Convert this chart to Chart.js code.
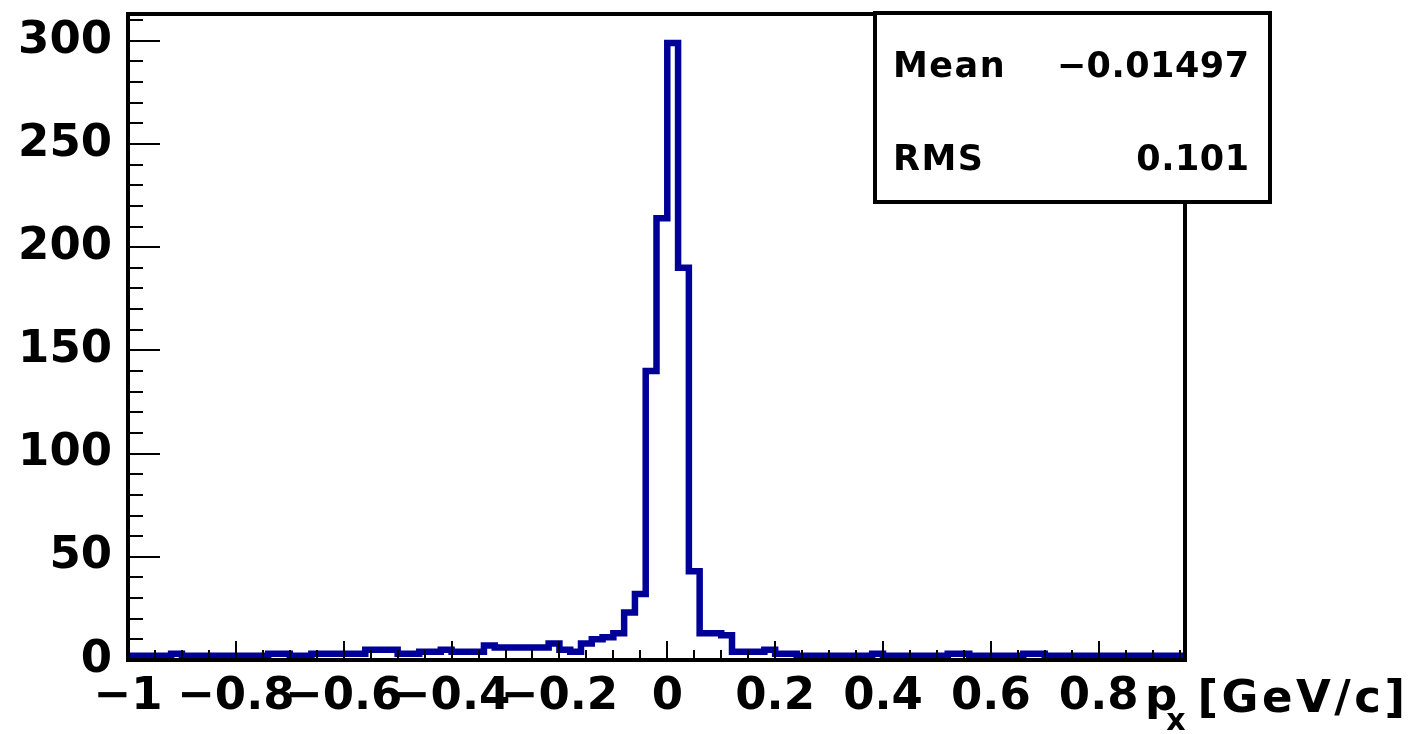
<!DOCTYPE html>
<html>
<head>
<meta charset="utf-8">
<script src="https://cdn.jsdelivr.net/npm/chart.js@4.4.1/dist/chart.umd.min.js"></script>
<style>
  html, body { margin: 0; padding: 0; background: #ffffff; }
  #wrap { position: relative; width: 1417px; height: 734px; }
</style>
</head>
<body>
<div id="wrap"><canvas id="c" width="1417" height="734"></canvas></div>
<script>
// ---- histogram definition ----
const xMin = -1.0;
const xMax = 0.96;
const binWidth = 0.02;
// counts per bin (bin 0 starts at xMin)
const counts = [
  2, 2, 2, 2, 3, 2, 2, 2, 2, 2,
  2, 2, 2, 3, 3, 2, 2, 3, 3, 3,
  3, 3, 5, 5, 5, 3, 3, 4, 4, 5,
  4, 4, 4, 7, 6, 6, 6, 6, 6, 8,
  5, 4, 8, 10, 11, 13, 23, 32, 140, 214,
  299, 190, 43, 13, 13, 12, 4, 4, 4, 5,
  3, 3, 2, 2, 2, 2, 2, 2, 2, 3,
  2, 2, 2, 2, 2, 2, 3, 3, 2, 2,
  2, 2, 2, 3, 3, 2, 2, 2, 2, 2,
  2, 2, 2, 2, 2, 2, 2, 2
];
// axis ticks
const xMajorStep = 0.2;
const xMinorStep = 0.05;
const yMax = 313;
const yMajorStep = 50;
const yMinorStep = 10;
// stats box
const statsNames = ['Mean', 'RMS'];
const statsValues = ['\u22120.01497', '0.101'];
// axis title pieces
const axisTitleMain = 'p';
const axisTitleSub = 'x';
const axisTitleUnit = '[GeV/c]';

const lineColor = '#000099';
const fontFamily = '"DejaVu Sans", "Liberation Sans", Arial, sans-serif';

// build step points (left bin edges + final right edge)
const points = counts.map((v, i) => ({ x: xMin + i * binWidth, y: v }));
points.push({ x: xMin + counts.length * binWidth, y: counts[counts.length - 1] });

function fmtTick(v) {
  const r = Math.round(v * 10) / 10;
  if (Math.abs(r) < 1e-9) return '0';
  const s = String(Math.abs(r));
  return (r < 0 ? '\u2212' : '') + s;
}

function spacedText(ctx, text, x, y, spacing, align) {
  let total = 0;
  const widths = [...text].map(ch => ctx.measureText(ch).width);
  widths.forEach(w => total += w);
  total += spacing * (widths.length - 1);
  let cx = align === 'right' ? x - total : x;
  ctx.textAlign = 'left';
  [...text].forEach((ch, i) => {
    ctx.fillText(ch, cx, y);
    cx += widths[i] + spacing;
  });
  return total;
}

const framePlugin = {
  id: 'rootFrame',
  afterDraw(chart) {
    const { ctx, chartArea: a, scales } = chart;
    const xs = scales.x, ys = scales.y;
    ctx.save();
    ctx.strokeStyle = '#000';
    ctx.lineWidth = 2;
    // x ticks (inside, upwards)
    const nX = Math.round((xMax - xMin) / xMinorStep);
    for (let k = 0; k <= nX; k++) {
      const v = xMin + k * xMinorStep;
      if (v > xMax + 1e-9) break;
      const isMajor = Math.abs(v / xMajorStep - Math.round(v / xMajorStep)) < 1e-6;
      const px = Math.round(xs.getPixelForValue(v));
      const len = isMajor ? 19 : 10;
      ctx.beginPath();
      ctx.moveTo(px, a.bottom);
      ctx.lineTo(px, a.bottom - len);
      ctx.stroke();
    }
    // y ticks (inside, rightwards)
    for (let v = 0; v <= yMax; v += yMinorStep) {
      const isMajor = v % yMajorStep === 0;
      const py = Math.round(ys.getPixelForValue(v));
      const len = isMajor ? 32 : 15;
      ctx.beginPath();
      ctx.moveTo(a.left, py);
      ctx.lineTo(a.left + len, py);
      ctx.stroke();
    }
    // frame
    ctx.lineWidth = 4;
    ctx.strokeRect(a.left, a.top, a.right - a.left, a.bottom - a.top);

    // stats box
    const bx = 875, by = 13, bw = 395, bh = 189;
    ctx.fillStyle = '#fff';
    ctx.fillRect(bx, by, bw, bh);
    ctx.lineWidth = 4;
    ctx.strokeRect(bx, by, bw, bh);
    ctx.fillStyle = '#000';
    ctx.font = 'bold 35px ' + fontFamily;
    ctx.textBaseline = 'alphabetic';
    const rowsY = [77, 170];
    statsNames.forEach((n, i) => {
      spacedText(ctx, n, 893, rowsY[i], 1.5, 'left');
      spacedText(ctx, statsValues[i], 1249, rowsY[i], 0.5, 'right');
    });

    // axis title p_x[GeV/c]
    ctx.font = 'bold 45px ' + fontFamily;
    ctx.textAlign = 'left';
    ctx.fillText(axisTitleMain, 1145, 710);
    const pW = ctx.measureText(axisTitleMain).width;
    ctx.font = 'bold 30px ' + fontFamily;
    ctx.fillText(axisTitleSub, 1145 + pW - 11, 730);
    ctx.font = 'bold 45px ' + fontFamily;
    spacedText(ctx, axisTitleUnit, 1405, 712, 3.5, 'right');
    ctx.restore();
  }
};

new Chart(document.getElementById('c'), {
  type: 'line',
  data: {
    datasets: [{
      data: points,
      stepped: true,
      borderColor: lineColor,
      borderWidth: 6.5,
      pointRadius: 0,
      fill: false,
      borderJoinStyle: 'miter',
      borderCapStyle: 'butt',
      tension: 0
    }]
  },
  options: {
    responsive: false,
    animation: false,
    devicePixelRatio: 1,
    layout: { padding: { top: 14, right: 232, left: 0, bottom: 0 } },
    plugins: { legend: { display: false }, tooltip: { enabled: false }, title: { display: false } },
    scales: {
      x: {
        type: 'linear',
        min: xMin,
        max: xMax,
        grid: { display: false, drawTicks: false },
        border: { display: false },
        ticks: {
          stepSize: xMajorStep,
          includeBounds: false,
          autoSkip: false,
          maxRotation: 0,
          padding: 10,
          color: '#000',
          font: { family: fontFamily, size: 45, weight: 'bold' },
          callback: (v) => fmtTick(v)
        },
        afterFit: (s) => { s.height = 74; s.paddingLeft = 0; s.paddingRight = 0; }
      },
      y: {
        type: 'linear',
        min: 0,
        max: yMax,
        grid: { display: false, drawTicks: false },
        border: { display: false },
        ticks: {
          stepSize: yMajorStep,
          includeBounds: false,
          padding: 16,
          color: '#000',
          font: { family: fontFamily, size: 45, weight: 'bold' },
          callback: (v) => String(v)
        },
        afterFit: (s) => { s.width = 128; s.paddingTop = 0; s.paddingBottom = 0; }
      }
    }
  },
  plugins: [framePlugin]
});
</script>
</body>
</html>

|---|

• _Work required_:
Repeat the listing in full and exactly. Do not include any images.

• _Reply_:
Convert this chart to Chart.js code.
<!DOCTYPE html>
<html>
<head>
<meta charset="utf-8">
<script src="https://cdn.jsdelivr.net/npm/chart.js@4.4.1/dist/chart.umd.min.js"></script>
<style>
  html, body { margin: 0; padding: 0; background: #ffffff; }
  #wrap { position: relative; width: 1417px; height: 734px; }
</style>
</head>
<body>
<div id="wrap"><canvas id="c" width="1417" height="734"></canvas></div>
<script>
// ---- histogram definition ----
const xMin = -1.0;
const xMax = 0.96;
const binWidth = 0.02;
// counts per bin (bin 0 starts at xMin)
const counts = [
  2, 2, 2, 2, 3, 2, 2, 2, 2, 2,
  2, 2, 2, 3, 3, 2, 2, 3, 3, 3,
  3, 3, 5, 5, 5, 3, 3, 4, 4, 5,
  4, 4, 4, 7, 6, 6, 6, 6, 6, 8,
  5, 4, 8, 10, 11, 13, 23, 32, 140, 214,
  299, 190, 43, 13, 13, 12, 4, 4, 4, 5,
  3, 3, 2, 2, 2, 2, 2, 2, 2, 3,
  2, 2, 2, 2, 2, 2, 3, 3, 2, 2,
  2, 2, 2, 3, 3, 2, 2, 2, 2, 2,
  2, 2, 2, 2, 2, 2, 2, 2
];
// axis ticks
const xMajorStep = 0.2;
const xMinorStep = 0.05;
const yMax = 313;
const yMajorStep = 50;
const yMinorStep = 10;
// stats box
const statsNames = ['Mean', 'RMS'];
const statsValues = ['\u22120.01497', '0.101'];
// axis title pieces
const axisTitleMain = 'p';
const axisTitleSub = 'x';
const axisTitleUnit = '[GeV/c]';

const lineColor = '#000099';
const fontFamily = '"DejaVu Sans", "Liberation Sans", Arial, sans-serif';

// build step points (left bin edges + final right edge)
const points = counts.map((v, i) => ({ x: xMin + i * binWidth, y: v }));
points.push({ x: xMin + counts.length * binWidth, y: counts[counts.length - 1] });

function fmtTick(v) {
  const r = Math.round(v * 10) / 10;
  if (Math.abs(r) < 1e-9) return '0';
  const s = String(Math.abs(r));
  return (r < 0 ? '\u2212' : '') + s;
}

function spacedText(ctx, text, x, y, spacing, align) {
  let total = 0;
  const widths = [...text].map(ch => ctx.measureText(ch).width);
  widths.forEach(w => total += w);
  total += spacing * (widths.length - 1);
  let cx = align === 'right' ? x - total : x;
  ctx.textAlign = 'left';
  [...text].forEach((ch, i) => {
    ctx.fillText(ch, cx, y);
    cx += widths[i] + spacing;
  });
  return total;
}

const framePlugin = {
  id: 'rootFrame',
  afterDraw(chart) {
    const { ctx, chartArea: a, scales } = chart;
    const xs = scales.x, ys = scales.y;
    ctx.save();
    ctx.strokeStyle = '#000';
    ctx.lineWidth = 2;
    // x ticks (inside, upwards)
    const nX = Math.round((xMax - xMin) / xMinorStep);
    for (let k = 0; k <= nX; k++) {
      const v = xMin + k * xMinorStep;
      if (v > xMax + 1e-9) break;
      const isMajor = Math.abs(v / xMajorStep - Math.round(v / xMajorStep)) < 1e-6;
      const px = Math.round(xs.getPixelForValue(v));
      const len = isMajor ? 19 : 10;
      ctx.beginPath();
      ctx.moveTo(px, a.bottom);
      ctx.lineTo(px, a.bottom - len);
      ctx.stroke();
    }
    // y ticks (inside, rightwards)
    for (let v = 0; v <= yMax; v += yMinorStep) {
      const isMajor = v % yMajorStep === 0;
      const py = Math.round(ys.getPixelForValue(v));
      const len = isMajor ? 32 : 15;
      ctx.beginPath();
      ctx.moveTo(a.left, py);
      ctx.lineTo(a.left + len, py);
      ctx.stroke();
    }
    // frame
    ctx.lineWidth = 4;
    ctx.strokeRect(a.left, a.top, a.right - a.left, a.bottom - a.top);

    // stats box
    const bx = 875, by = 13, bw = 395, bh = 189;
    ctx.fillStyle = '#fff';
    ctx.fillRect(bx, by, bw, bh);
    ctx.lineWidth = 4;
    ctx.strokeRect(bx, by, bw, bh);
    ctx.fillStyle = '#000';
    ctx.font = 'bold 35px ' + fontFamily;
    ctx.textBaseline = 'alphabetic';
    const rowsY = [77, 170];
    statsNames.forEach((n, i) => {
      spacedText(ctx, n, 893, rowsY[i], 1.5, 'left');
      spacedText(ctx, statsValues[i], 1249, rowsY[i], 0.5, 'right');
    });

    // axis title p_x[GeV/c]
    ctx.font = 'bold 45px ' + fontFamily;
    ctx.textAlign = 'left';
    ctx.fillText(axisTitleMain, 1145, 710);
    const pW = ctx.measureText(axisTitleMain).width;
    ctx.font = 'bold 30px ' + fontFamily;
    ctx.fillText(axisTitleSub, 1145 + pW - 11, 730);
    ctx.font = 'bold 45px ' + fontFamily;
    spacedText(ctx, axisTitleUnit, 1405, 712, 3.5, 'right');
    ctx.restore();
  }
};

new Chart(document.getElementById('c'), {
  type: 'line',
  data: {
    datasets: [{
      data: points,
      stepped: true,
      borderColor: lineColor,
      borderWidth: 6.5,
      pointRadius: 0,
      fill: false,
      borderJoinStyle: 'miter',
      borderCapStyle: 'butt',
      tension: 0
    }]
  },
  options: {
    responsive: false,
    animation: false,
    devicePixelRatio: 1,
    layout: { padding: { top: 14, right: 232, left: 0, bottom: 0 } },
    plugins: { legend: { display: false }, tooltip: { enabled: false }, title: { display: false } },
    scales: {
      x: {
        type: 'linear',
        min: xMin,
        max: xMax,
        grid: { display: false, drawTicks: false },
        border: { display: false },
        ticks: {
          stepSize: xMajorStep,
          includeBounds: false,
          autoSkip: false,
          maxRotation: 0,
          padding: 10,
          color: '#000',
          font: { family: fontFamily, size: 45, weight: 'bold' },
          callback: (v) => fmtTick(v)
        },
        afterFit: (s) => { s.height = 74; s.paddingLeft = 0; s.paddingRight = 0; }
      },
      y: {
        type: 'linear',
        min: 0,
        max: yMax,
        grid: { display: false, drawTicks: false },
        border: { display: false },
        ticks: {
          stepSize: yMajorStep,
          includeBounds: false,
          padding: 16,
          color: '#000',
          font: { family: fontFamily, size: 45, weight: 'bold' },
          callback: (v) => String(v)
        },
        afterFit: (s) => { s.width = 128; s.paddingTop = 0; s.paddingBottom = 0; }
      }
    }
  },
  plugins: [framePlugin]
});
</script>
</body>
</html>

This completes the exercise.